* Begin SUPPLIED INFORMATION *

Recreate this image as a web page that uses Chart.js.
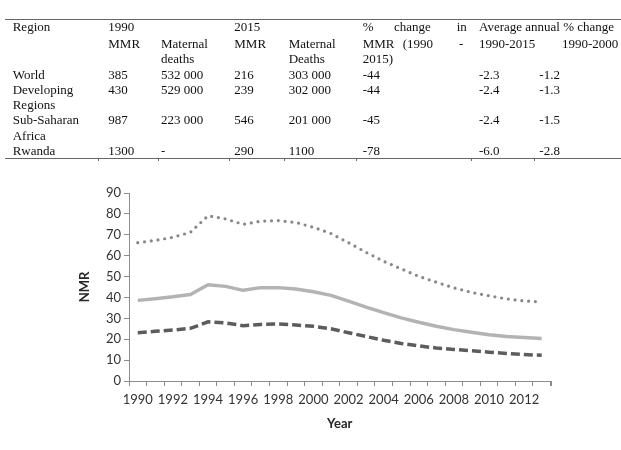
<!DOCTYPE html>
<html>
<head>
<meta charset="utf-8">
<script src="https://cdn.jsdelivr.net/npm/chart.js@4"></script>
<style>
  html, body { margin: 0; padding: 0; background: #fff; }
  body { width: 621px; height: 450px; position: relative; overflow: hidden; }
  #chartWrap { position: absolute; left: 0; top: 0; width: 621px; height: 450px; }
  .t { position: absolute; font-family: "Liberation Serif", "Times New Roman", serif; font-size: 13px; line-height: 15px; color: #111; white-space: nowrap; }
  .rule { position: absolute; background: #666; }
</style>
</head>
<body>
<div id="chartWrap"><canvas id="c" width="621" height="450"></canvas></div>
<div id="table"></div>
<script>
// ---- data ----
const years = ["1990","1991","1992","1993","1994","1995","1996","1997","1998","1999","2000","2001",
               "2002","2003","2004","2005","2006","2007","2008","2009","2010","2011","2012","2013"];
const upperBound = [66.2,67.3,68.8,71.2,79.1,77.6,75.0,76.5,76.8,75.9,73.6,70.6,
                    66.2,61.6,57.3,53.7,50.1,47.3,44.6,42.4,40.8,39.3,38.3,37.9];
const nmrEstimate = [38.6,39.4,40.3,41.4,46.1,45.3,43.4,44.7,44.7,44.0,42.7,41.0,
                     38.2,35.4,32.7,30.2,28.1,26.2,24.6,23.3,22.1,21.3,20.8,20.4];
const lowerBound = [23.1,23.8,24.4,25.2,28.3,27.8,26.5,27.1,27.3,26.8,26.2,25.0,
                    23.1,21.3,19.5,18.0,16.8,15.8,15.1,14.5,13.8,13.2,12.7,12.3];
const yTicks = [0,10,20,30,40,50,60,70,80,90];

// table content
const tableHeader = [
  ["Region","1990","","2015","","%","change","in","Average annual % change",""],
  ["","MMR","Maternal","MMR","Maternal","MMR","(1990","-","1990-2015","1990-2000"],
  ["","","deaths","","Deaths","2015)","","","",""]
];
const tableRows = [
  ["World","385","532 000","216","303 000","-44","-2.3","-1.2"],
  ["Developing","430","529 000","239","302 000","-44","-2.4","-1.3"],
  ["Regions","","","","","","",""],
  ["Sub-Saharan","987","223 000","546","201 000","-45","-2.4","-1.5"],
  ["Africa","","","","","","",""],
  ["Rwanda","1300","-","290","1100","-78","-6.0","-2.8"]
];

// ---- table drawing ----
const tbl = document.getElementById('table');
function put(text, x, yc) {
  if (!text) return;
  const s = document.createElement('span');
  s.className = 't';
  s.textContent = text;
  s.style.left = x + 'px';
  s.style.top = (yc - 7.6) + 'px';
  tbl.appendChild(s);
}
function rule(x, y, w, h) {
  const d = document.createElement('div');
  d.className = 'rule';
  d.style.left = x + 'px'; d.style.top = y + 'px';
  d.style.width = w + 'px'; d.style.height = h + 'px';
  tbl.appendChild(d);
}
const headX = [12.7,108.3,161,234.3,288.7,362.7,394,456.7,479,562];
const headX2 = [12.7,108.3,161,234.3,288.7,362.7,402.7,459,479,562];
const headY = [26.7,43.3,58.6];
tableHeader.forEach((row, r) => {
  row.forEach((txt, i) => put(txt, (r === 1 ? headX2 : headX)[i], headY[r]));
});
const rowX = [12.7,108.3,161,234.3,288.7,362.7,479,539.3];
const rowY = [74.3,89.3,104.5,120,135.5,151];
tableRows.forEach((row, r) => row.forEach((txt, i) => put(txt, rowX[i], rowY[r])));
rule(5, 18.5, 616, 1.3);
rule(5, 157.5, 616, 1.8);
[98,158,229,284,356,471,534].forEach(x => rule(x, 159, 1, 2));

// ---- chart ----
const tickFont = { family: "Lato, 'Open Sans', sans-serif", size: 13 };
const titleFont = { family: "Lato, 'Open Sans', sans-serif", size: 13, weight: 'bold' };

const endTick = {
  id: 'endTick',
  afterDraw(chart) {
    const ctx = chart.ctx, a = chart.chartArea;
    ctx.save();
    ctx.strokeStyle = '#8c8c8c';
    ctx.lineWidth = 1;
    ctx.beginPath();
    ctx.moveTo(Math.round(a.right) + 0.5, a.bottom);
    ctx.lineTo(Math.round(a.right) + 0.5, a.bottom + 5);
    ctx.stroke();
    ctx.restore();
  }
};

new Chart(document.getElementById('c'), {
  type: 'line',
  data: {
    labels: years,
    datasets: [
      { label: 'Upper bound', data: upperBound, borderColor: '#878787', borderWidth: 3.2,
        borderDash: [0, 6.8], borderCapStyle: 'round', pointRadius: 0, fill: false, tension: 0 },
      { label: 'NMR', data: nmrEstimate, borderColor: '#b3b3b3', borderWidth: 3.5,
        pointRadius: 0, fill: false, tension: 0, borderJoinStyle: 'round' },
      { label: 'Lower bound', data: lowerBound, borderColor: '#5c5c5c', borderWidth: 3.5,
        borderDash: [9, 4], pointRadius: 0, fill: false, tension: 0 }
    ]
  },
  options: {
    responsive: false,
    animation: false,
    devicePixelRatio: 1,
    layout: { padding: { top: 193, left: 77, right: 70.5, bottom: 18.7 } },
    plugins: { legend: { display: false }, tooltip: { enabled: false } },
    scales: {
      x: {
        offset: true,
        grid: { offset: true, drawOnChartArea: false, drawTicks: true, tickLength: 5, color: '#8c8c8c' },
        border: { color: '#8c8c8c', width: 1 },
        ticks: {
          autoSkip: false, maxRotation: 0, minRotation: 0, padding: 6.5,
          color: '#333333', font: tickFont,
          callback: function (v, i) { return i % 2 === 0 ? this.getLabelForValue(v) : ''; }
        },
        title: { display: true, text: 'Year', color: '#262626', font: titleFont, padding: 0 },
        afterFit(s) { s.height = 50.3; s.paddingLeft = 0; s.paddingRight = 0; }
      },
      y: {
        min: 0, max: 90,
        afterBuildTicks(s) { s.ticks = yTicks.map(v => ({ value: v })); },
        grid: { drawOnChartArea: false, drawTicks: true, tickLength: 5, color: '#8c8c8c' },
        border: { color: '#8c8c8c', width: 1 },
        ticks: { padding: 3, color: '#333333', font: tickFont },
        title: { display: true, text: 'NMR', color: '#262626', font: titleFont, padding: 0 },
        afterFit(s) { s.width = 52; s.paddingTop = 0; s.paddingBottom = 0; }
      }
    }
  },
  plugins: [endTick]
});
</script>
</body>
</html>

* End SUPPLIED INFORMATION *

• _STATED TASK_: Restate the data above word for word. Do not include the images.

• _RESULT FOR THIS EXERCISE_:
Recreate this image as a web page that uses Chart.js.
<!DOCTYPE html>
<html>
<head>
<meta charset="utf-8">
<script src="https://cdn.jsdelivr.net/npm/chart.js@4"></script>
<style>
  html, body { margin: 0; padding: 0; background: #fff; }
  body { width: 621px; height: 450px; position: relative; overflow: hidden; }
  #chartWrap { position: absolute; left: 0; top: 0; width: 621px; height: 450px; }
  .t { position: absolute; font-family: "Liberation Serif", "Times New Roman", serif; font-size: 13px; line-height: 15px; color: #111; white-space: nowrap; }
  .rule { position: absolute; background: #666; }
</style>
</head>
<body>
<div id="chartWrap"><canvas id="c" width="621" height="450"></canvas></div>
<div id="table"></div>
<script>
// ---- data ----
const years = ["1990","1991","1992","1993","1994","1995","1996","1997","1998","1999","2000","2001",
               "2002","2003","2004","2005","2006","2007","2008","2009","2010","2011","2012","2013"];
const upperBound = [66.2,67.3,68.8,71.2,79.1,77.6,75.0,76.5,76.8,75.9,73.6,70.6,
                    66.2,61.6,57.3,53.7,50.1,47.3,44.6,42.4,40.8,39.3,38.3,37.9];
const nmrEstimate = [38.6,39.4,40.3,41.4,46.1,45.3,43.4,44.7,44.7,44.0,42.7,41.0,
                     38.2,35.4,32.7,30.2,28.1,26.2,24.6,23.3,22.1,21.3,20.8,20.4];
const lowerBound = [23.1,23.8,24.4,25.2,28.3,27.8,26.5,27.1,27.3,26.8,26.2,25.0,
                    23.1,21.3,19.5,18.0,16.8,15.8,15.1,14.5,13.8,13.2,12.7,12.3];
const yTicks = [0,10,20,30,40,50,60,70,80,90];

// table content
const tableHeader = [
  ["Region","1990","","2015","","%","change","in","Average annual % change",""],
  ["","MMR","Maternal","MMR","Maternal","MMR","(1990","-","1990-2015","1990-2000"],
  ["","","deaths","","Deaths","2015)","","","",""]
];
const tableRows = [
  ["World","385","532 000","216","303 000","-44","-2.3","-1.2"],
  ["Developing","430","529 000","239","302 000","-44","-2.4","-1.3"],
  ["Regions","","","","","","",""],
  ["Sub-Saharan","987","223 000","546","201 000","-45","-2.4","-1.5"],
  ["Africa","","","","","","",""],
  ["Rwanda","1300","-","290","1100","-78","-6.0","-2.8"]
];

// ---- table drawing ----
const tbl = document.getElementById('table');
function put(text, x, yc) {
  if (!text) return;
  const s = document.createElement('span');
  s.className = 't';
  s.textContent = text;
  s.style.left = x + 'px';
  s.style.top = (yc - 7.6) + 'px';
  tbl.appendChild(s);
}
function rule(x, y, w, h) {
  const d = document.createElement('div');
  d.className = 'rule';
  d.style.left = x + 'px'; d.style.top = y + 'px';
  d.style.width = w + 'px'; d.style.height = h + 'px';
  tbl.appendChild(d);
}
const headX = [12.7,108.3,161,234.3,288.7,362.7,394,456.7,479,562];
const headX2 = [12.7,108.3,161,234.3,288.7,362.7,402.7,459,479,562];
const headY = [26.7,43.3,58.6];
tableHeader.forEach((row, r) => {
  row.forEach((txt, i) => put(txt, (r === 1 ? headX2 : headX)[i], headY[r]));
});
const rowX = [12.7,108.3,161,234.3,288.7,362.7,479,539.3];
const rowY = [74.3,89.3,104.5,120,135.5,151];
tableRows.forEach((row, r) => row.forEach((txt, i) => put(txt, rowX[i], rowY[r])));
rule(5, 18.5, 616, 1.3);
rule(5, 157.5, 616, 1.8);
[98,158,229,284,356,471,534].forEach(x => rule(x, 159, 1, 2));

// ---- chart ----
const tickFont = { family: "Lato, 'Open Sans', sans-serif", size: 13 };
const titleFont = { family: "Lato, 'Open Sans', sans-serif", size: 13, weight: 'bold' };

const endTick = {
  id: 'endTick',
  afterDraw(chart) {
    const ctx = chart.ctx, a = chart.chartArea;
    ctx.save();
    ctx.strokeStyle = '#8c8c8c';
    ctx.lineWidth = 1;
    ctx.beginPath();
    ctx.moveTo(Math.round(a.right) + 0.5, a.bottom);
    ctx.lineTo(Math.round(a.right) + 0.5, a.bottom + 5);
    ctx.stroke();
    ctx.restore();
  }
};

new Chart(document.getElementById('c'), {
  type: 'line',
  data: {
    labels: years,
    datasets: [
      { label: 'Upper bound', data: upperBound, borderColor: '#878787', borderWidth: 3.2,
        borderDash: [0, 6.8], borderCapStyle: 'round', pointRadius: 0, fill: false, tension: 0 },
      { label: 'NMR', data: nmrEstimate, borderColor: '#b3b3b3', borderWidth: 3.5,
        pointRadius: 0, fill: false, tension: 0, borderJoinStyle: 'round' },
      { label: 'Lower bound', data: lowerBound, borderColor: '#5c5c5c', borderWidth: 3.5,
        borderDash: [9, 4], pointRadius: 0, fill: false, tension: 0 }
    ]
  },
  options: {
    responsive: false,
    animation: false,
    devicePixelRatio: 1,
    layout: { padding: { top: 193, left: 77, right: 70.5, bottom: 18.7 } },
    plugins: { legend: { display: false }, tooltip: { enabled: false } },
    scales: {
      x: {
        offset: true,
        grid: { offset: true, drawOnChartArea: false, drawTicks: true, tickLength: 5, color: '#8c8c8c' },
        border: { color: '#8c8c8c', width: 1 },
        ticks: {
          autoSkip: false, maxRotation: 0, minRotation: 0, padding: 6.5,
          color: '#333333', font: tickFont,
          callback: function (v, i) { return i % 2 === 0 ? this.getLabelForValue(v) : ''; }
        },
        title: { display: true, text: 'Year', color: '#262626', font: titleFont, padding: 0 },
        afterFit(s) { s.height = 50.3; s.paddingLeft = 0; s.paddingRight = 0; }
      },
      y: {
        min: 0, max: 90,
        afterBuildTicks(s) { s.ticks = yTicks.map(v => ({ value: v })); },
        grid: { drawOnChartArea: false, drawTicks: true, tickLength: 5, color: '#8c8c8c' },
        border: { color: '#8c8c8c', width: 1 },
        ticks: { padding: 3, color: '#333333', font: tickFont },
        title: { display: true, text: 'NMR', color: '#262626', font: titleFont, padding: 0 },
        afterFit(s) { s.width = 52; s.paddingTop = 0; s.paddingBottom = 0; }
      }
    }
  },
  plugins: [endTick]
});
</script>
</body>
</html>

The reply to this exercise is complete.